John Peel died.

I saw Badly Drawn Boy tonight. We did a minute of silence for him.

Even though I have never heard his actual show, I own several Peel sessions and I am familiar with his handiwork. Hopefully someone can fill his shoes, lest British radio falls into the same derivative, nonadventurous mold that American radio has been trapped in for the past decade.

Thats really about it. Never heard a single session live on the radio due to location, but crap. So so so so many of the bands I’ve loved have been helped by that man.

I’ll be off to bed to a Wedding Present Peel session disc tonight.

The only public figure where I’ve ever felt genuinely sad about their death. Like a long-distance mate.

A minutes SILENCE? Surely a minute of Extreme noise terror would have been more appropriate.

You young folks probably have no recollection of just how rank Radio One was in the 70s (on 247 medium wave). We had the smashy and nicey of DLT and Simon Bates not to mention wankers like Kid Jensen, Tony Blackburn, and so on all playing a tightly controlled playlist of about 100 songs - almost all of them by Barry Bloody White or the Detroit Bloody Spinners. There was always one or two token non-pop records (usually Bolan or Bowie) and that was it.

Local Radio was even worse (although a big shout goes out to Brian Padwicks “Hour of Power” on Radio Victory which played metal \mm/ \mm/ ).

There was only one place you could here anything other than anodyne soul or bubblegum pop - that was Peel’s show.

I am too old to listen to Radio 1 now (all modern music sounds to me like people throwing dustbins down lift shafts and shouting over the top of it), but I do dispair that the last route open to young, innovative musicians is closed.

We might as well give it to Clear Channel now.

Owl - grumpy old man.

Not quite, Owl.
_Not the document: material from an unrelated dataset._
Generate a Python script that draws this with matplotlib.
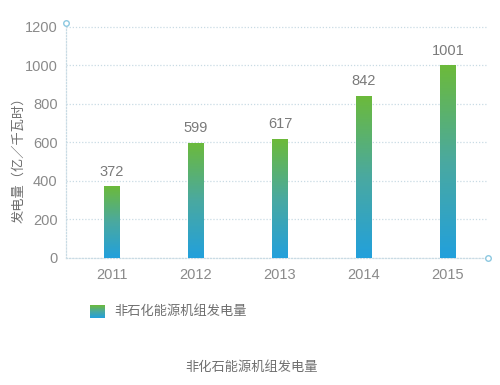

You could hear punk stuff on Radio Luxemburg in late 76; I cannot remember whose show it was, but it was on at about 9 o’clock blighty time. Of course the reception was shite. - in Kilburn at least.

But Peel’s show reached a much greater audience.

I’m presuming it was a cover version of Brian Eno’s silence. John would have been proud.

Pardon me for a moment, while I beat this disrespectful fool’s skull to a bloody pulp.

<FX: CLANGbashwallopTHUDSMASHsquelch>

Thank you.

The other most important broadcaster was Dewey Phillips, the first man to play an Elvis record on the radio and brought him to the attention of the big labels.

Playing Orange Juice’s peel session tonight in honor.

Street Heat by Stuart Henry!

Can you remember radio luxembourg’s magazine - Fab 208, which was full of John Travolta, David Cassidy and similar stuff?

He had a half page in that that was the most out-of place thing I’ve seen - a bit like having “Readers’s wives” in Reader’s digest.

In sunny hampshire reception was so bad after dark that it meant that you only listened to it in the high summer.

Owl - now feeling REALLY old.

Ah, Stuart Henry. “Ma friends!!”

John was insturmental in Pentangles success. I just purchased
"Pentangle The Lost Broadcasts 1968-1972 (BBC) Peel is dooly credited.